The building’s atypical, fish-like footprint presented the team with a design challenge to fit all the components of the 28-bed program efficiently in such a way which optimized patient and staff outcomes. Our team worked with SCL staff to come up with a solution which ensured a focus on both patient- and staff-centric aspects of the project. Highlighted by abundant natural light, each patient room features ample space for visiting family members. Rooms are designed for ease-of-use by both staff and patients. Further improvements included the use sliding instead swinging doors, and moving the charting station and the visitor’s couch to create more space in the the room to leave the entry area clear for staff. Diagonal halls with adjacent office space, as well as comfortable waiting areas for families and visitors, cut across the floor to create quicker access across the long hallway.

The project benefited greatly from the involvement of BA/Science,  using design research and lean approaches that helped the design team deliver a facility that optimized operational flow and patient care.


Using research to learn from data

The BA/Science team recommended a validation phase—a pre-design study of the existing second-floor medical/surgical unit that would allow for the deeper understanding of what was working and what wasn’t. They gathered data from the existing second-floor operation to set performance goals for the third-floor unit. These would focus on patient safety, patient experience, clinician effectiveness, and clinician experience and health.

They analyzed nurse call-light response times and performed observations at nurse stations, patient rooms and corridors, to better understand staff workflows, communication, visibility, and processes, stress, fatigue, and satisfaction, accessibility to supplies and equipment. They measured light and decibel levels, evaluated patient privacy, and risk of injury, among other outcomes to compare against scholarly and industry benchmarks and propose new strategies which would facilitate a better environment for both staff and patients on the new third floor.

The validation provided benchmark data and optimization targets for the new third floor allowing the team to solve problems in a way that wouldn’t just repeat what was on the floor below. As a result, the team ended up totally reworking the core.


Hands-on input from clinical staff

The team held a Paper Doll design workshop for the central core, and a Cardboard Mockup Workshop for patient rooms. This involved bringing in a diverse group including the design team, but more importantly a range of the clinical staff, including the CNO, the medical/surgical unit director and her key nursing and clinical personnel.
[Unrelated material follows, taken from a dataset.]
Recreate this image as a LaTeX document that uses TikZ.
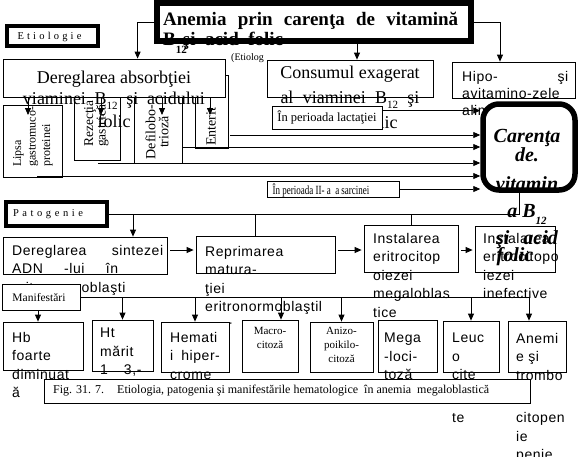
\documentclass[tikz,border=0pt]{standalone}
\usepackage{graphicx}
\usepackage{fontspec}
\setmainfont{Liberation Serif}
\newfontfamily\widesans[LetterSpace=4]{Liberation Sans}
\usetikzlibrary{arrows.meta,positioning,calc}

\newcommand{\lowsub}[2][5pt]{\raisebox{-#1}{\fontsize{11}{11}\selectfont #2}}

\begin{document}
\begin{tikzpicture}[
    x=1pt, y=-1pt,
    box/.style={rectangle, draw, fill=white, line width=0.8pt, inner sep=0pt},
    heavy/.style={box, line width=3.5pt},
    wtext/.style={inner sep=0pt, anchor=north west, align=left, font=\widesans\fontsize{14}{18.5}\selectfont},
    btext/.style={inner sep=0pt, anchor=north, align=center, font=\fontsize{18}{21}\selectfont},
    stext/.style={inner sep=0pt, align=center, font=\fontsize{11.5}{14}\selectfont},
    vtext/.style={inner sep=0pt, rotate=90, anchor=north west, align=left},
    arrow/.style={-{Triangle[length=7pt,width=6pt]}, line width=0.8pt},
    link/.style={line width=0.8pt}
]
\useasboundingbox[fill=white] (0,0) rectangle (579,456);

% titlu
\node[box, line width=6pt, minimum width=314pt, minimum height=38pt] (title) at (314,22) {};
\node[inner sep=0pt, anchor=north west, align=left, font=\bfseries\fontsize{19}{20}\selectfont] (titletxt) at (163,12.2)
  {\makebox[295pt][s]{Anemia prin carenţa de vitamină}\\B\rlap{\lowsub[8pt]{12}}\hspace{7pt}şi\ \ acid\ \ folic};

% etiologie
\node[heavy, minimum width=91pt, minimum height=20pt] (etio) at (52.5,36) {};
\node[stext, font=\fontsize{10.5}{12}\selectfont] (etiotxt) at (49.5,36.5) {\makebox[64pt][s]{E t i o l o g i e}};

\node[box, minimum width=59pt, minimum height=72pt] (lipsa) at (32.5,141) {};
\node[vtext, font=\fontsize{12}{14.5}\selectfont] (lipsatxt) at (13,167) {Lipsa\\gastromuco-\\proteinei};
\node[box, minimum width=46pt, minimum height=72pt] (rez) at (97,124) {};
\node[vtext, font=\fontsize{13.5}{12.5}\selectfont] (reztxt) at (84,147) {Rezecţia\\gastrică};
\node[box, minimum width=48pt, minimum height=78pt] (defilo) at (158,124) {};
\node[vtext, anchor=center, align=center, font=\fontsize{14}{13}\selectfont] (defilotxt) at (157,132) {Defilobo-\\trioză};
\node[box, minimum width=33pt, minimum height=73pt] (enter) at (211.5,111.5) {};
\node[vtext, anchor=west, font=\fontsize{14}{14}\selectfont] (entertxt) at (211,146) {Enterit};

\node[box, minimum width=222pt, minimum height=38pt] (der) at (114,78) {};
\node[btext] (dertxt) at (114,70.6) {Dereglarea absorbţiei\\\makebox[182pt][s]{viaminei B\lowsub{12} şi acidului}\\[2pt]folic};

\node[inner sep=0pt, anchor=base west, font=\fontsize{10}{12}\selectfont] (etinote) at (231,60) {(Etiolog};
\node[box, minimum width=166pt, minimum height=37pt] (cons) at (350,78.5) {};
\node[btext] (constxt) at (350,65.7) {Consumul exagerat\\[4pt]\makebox[139pt][s]{al viaminei B\lowsub{12} şi}\\[4pt]acidului folic};
\node[box, minimum width=110pt, minimum height=23pt] (lact) at (327,117.5) {};
\node[inner sep=0pt, font=\fontsize{12.5}{14}\selectfont] (lacttxt) at (327,117) {În perioada lactaţiei};

\node[box, minimum width=123pt, minimum height=36pt] (hipo) at (513.5,80) {};
\node[wtext, font=\widesans\fontsize{14}{17}\selectfont] (hipotxt) at (462,70.8) {\makebox[106pt][s]{Hipo- şi}\\avitamino-zele\\alimentare};

\node[box, line width=5.5pt, rounded corners=16pt, minimum width=92pt, minimum height=86pt] (car) at (529,147) {};

\node[box, minimum width=132pt, minimum height=16pt] (sarc) at (333,189) {};
\node[inner sep=0pt, font=\fontsize{12.5}{14}\selectfont] (sarctxt) at (321,190) {\scalebox{0.72}[1]{În perioada II- a\ \ a sarcinei}};

% patogenie
\node[heavy, minimum width=101pt, minimum height=24pt] (pato) at (56.5,214) {};
\node[stext, font=\fontsize{10.5}{12}\selectfont] (patotxt) at (48,214.5) {\makebox[70pt][s]{P a t o g e n i e}};
\node[box, minimum width=164pt, minimum height=37pt] (sint) at (85,255.5) {};
\node[wtext] (sinttxt) at (12,244.8) {\makebox[151pt][s]{Dereglarea sintezei}\\\makebox[106pt][s]{ADN -lui în}\\eritronormoblaşti};
\node[box, minimum width=139pt, minimum height=37pt] (repr) at (265.5,254.5) {};
\node[wtext] (reprtxt) at (205,245.8) {Reprimarea\\matura-\\ţiei\\eritronormoblaştil\\oror};
\node[box, minimum width=94pt, minimum height=47pt] (inst) at (411,248.5) {};
\node[wtext] (insttxt) at (373,232.8) {Instalarea\\eritrocitop\\oiezei\\megaloblas\\tice};
\node[box, minimum width=80pt, minimum height=46pt] (inef) at (515,249) {};
\node[wtext] (ineftxt) at (483,232.8) {Instalarea\\eritrocitopo\\iezei\\inefective};

\node[inner sep=0pt, anchor=north, align=center, font=\bfseries\itshape\fontsize{20}{22}\selectfont] (cartxt) at (527,129.5)
  {Carenţa\\[-3pt]de.\\[7pt]vitamin\\[5pt]a B\lowsub[7pt]{12}\hspace*{32pt}\\[5pt]şi\hspace{14pt}acid\\[-5pt]folic\hspace*{24pt}};

% manifestari
\node[box, minimum width=78pt, minimum height=26pt] (manif) at (41,297) {};
\node[stext] (maniftxt) at (39,297.5) {Manifestări};
\node[box, minimum width=80pt, minimum height=48pt] (hb) at (43,346) {};
\node[box, minimum width=61pt, minimum height=51pt] (ht) at (122.5,345.5) {};
\node[box, minimum width=68pt, minimum height=50pt] (hem) at (195,347) {};
\node[box, minimum width=56pt, minimum height=52pt] (macro) at (270,346) {};
\node[box, minimum width=63pt, minimum height=50pt] (aniz) at (341.5,347) {};
\node[box, minimum width=59pt, minimum height=52pt] (mega) at (407.5,346) {};
\node[box, minimum width=56pt, minimum height=51pt] (leuc) at (471,346.5) {};
\node[box, minimum width=58pt, minimum height=51pt] (anem) at (537,346.5) {};

\node[wtext] (hbtxt) at (12,331.8) {Hb\\foarte\\diminuat\\ă};
\node[wtext] (httxt) at (100,327.8) {Ht\\mărit\\1\hspace{16pt}3,-};
\node[wtext] (hemtxt) at (170,331.8) {Hemati\\i\hspace{8pt}hiper-\\crome};
\node[stext, anchor=north, font=\fontsize{11}{13.5}\selectfont] (macrotxt) at (270,327.5) {Macro-\\citoză};
\node[stext, anchor=north, font=\fontsize{11}{14}\selectfont] (aniztxt) at (341.5,327) {Anizo-\\poikilo-\\citoză};
\node[wtext] (megatxt) at (384,332.8) {Mega\\-loci-\\toză};
\node[wtext] (leuctxt) at (452,332.8) {Leuc\\o\\cite\\[24pt]te};
\node[wtext] (anemtxt) at (516,332.8) {Anemi\\e şi\\trombo\\[24pt]citopen\\ie\\penie};

\node[box, minimum width=486pt, minimum height=24pt] (fig) at (287,391) {};
\node[inner sep=0pt, anchor=west, font=\fontsize{12}{14}\selectfont] (figtxt) at (53,391)
  {Fig. 31. 7.\hspace{13pt}Etiologia, patogenia şi manifestările hematologice\ \ în anemia\ \ megaloblastică};

% legaturi
\coordinate (a0) at ($(der.north west)+(135,0)$);
\coordinate (c1) at ($(cons.north)+(7,0)$);
\coordinate (c2) at ($(hipo.north)+(-13.5,0)$);
\draw[arrow] (title.west) -| (a0);
\draw[arrow] (c1 |- title.south) -- (c1);
\draw[arrow] (title.east) -| (c2);

\foreach \n/\x in {a1/28, a2/101, a3/162, a4/210} {
  \coordinate (\n) at (\x,115);
  \draw[arrow] (\n |- der.south) -- (\n);
}
\foreach \n/\x/\y in {h1/230/135, h2/182/147, h3/98/163, h4/37/176} {
  \coordinate (\n) at (\x,\y);
  \draw[arrow] (\n) -- (\n -| car.west);
}
\coordinate (h0) at ($(lact.north east)+(0,5)$);
\draw[arrow] (h0) -- (h0 -| car.west);
\draw[arrow] (sarc.east) -- (sarc.east -| car.west);

\coordinate (cj) at ($(car.south)+(-10,0)$);
\draw[link] (pato.east) -| (cj);
\coordinate (d1) at ($(sint.north)+(48,0)$);
\coordinate (d2) at ($(repr.north)+(-10.5,0)$);
\draw[arrow] (d1 |- pato.east) -- (d1);
\draw[link] (d2 |- pato.east) -- (d2);
\draw[link] (inst.north |- pato.east) -- (inst.north);

\coordinate (prow) at ($(sint.east)+(0,-5.5)$);
\draw[arrow, shorten <=3pt, shorten >=2pt] (sint.east |- prow) -- (repr.west |- prow);
\draw[arrow, shorten <=3pt, shorten >=2pt] (repr.east |- prow) -- (inst.west |- prow);
\draw[arrow, shorten <=3pt, shorten >=2pt] (inst.east |- prow) -- (inef.west |- prow);

\coordinate (mh) at ($(hb.north)+(-5,0)$);
\coordinate (mm) at ($(macro.north)+(11,0)$);
\coordinate (me) at ($(anem.north)+(-8,0)$);
\draw[link] (manif.east) -- (manif.east -| me);
\draw[arrow] (mh |- manif.south) -- (mh);
\foreach \b in {ht, hem, aniz, leuc}
  \draw[arrow] (\b.north |- manif.east) -- (\b.north);
\draw[arrow] (mm |- manif.east) -- (mm);
\draw[arrow] (me |- manif.east) -- (me);
\end{tikzpicture}
\end{document}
The groups were split and separately did two sets of paper dolls to try and solve their problems. They were given a copy of the plan, and squares of paper to sort out locations for their desired layout from everything as minor as lockers and break room locations to the PT gym and nursing stations. They learned they had to deal with columns, mechanical shafts, elevators, plumbing, stairways—they began to understand design constraints, which led to some real “aha” moments.

Ultimately three options from each group were presented to the entire workshop group. Two of those options were then picked for the BA design team to refine and design further, then brought back to the Platte Valley team for their final approval before beginning the traditional design process. Among the key changes common to both schemes involved sizing and layout of medication rooms to facilitate drug safety and staff efficiency, main nursing stations located in a central location supported by satellites, and flexible seating options for visiting families. The research team evaluated the two design concepts across the projects evidence-based performance goals by conducting a sightline and nurse travel distance analyses.

Because the third-floor space was shelled, the design team took the opportunity to mimic second-floor rooms with in-place cardboard mockups to identify specific areas for improvements. Two mockups were created, one of an existing patient room and one as a “blank slate.” The team evaluated the current room to see what worked and what didn’t. Staff findings and suggestions included locations of nursing charting stations, sink locations, as well as input on lighting, finishes, door swings, and space saving alternatives for the family area.

With this validation, BA’s team then made those strategic changes to the patient room. Since the third floor was basically half occupied at the time, the shell space allowed them to actually mock up live in the space. They then had former patients, staff, community members, and patient advocates come in give us further input. The design team took that feedback and immediately implemented it into the drawings.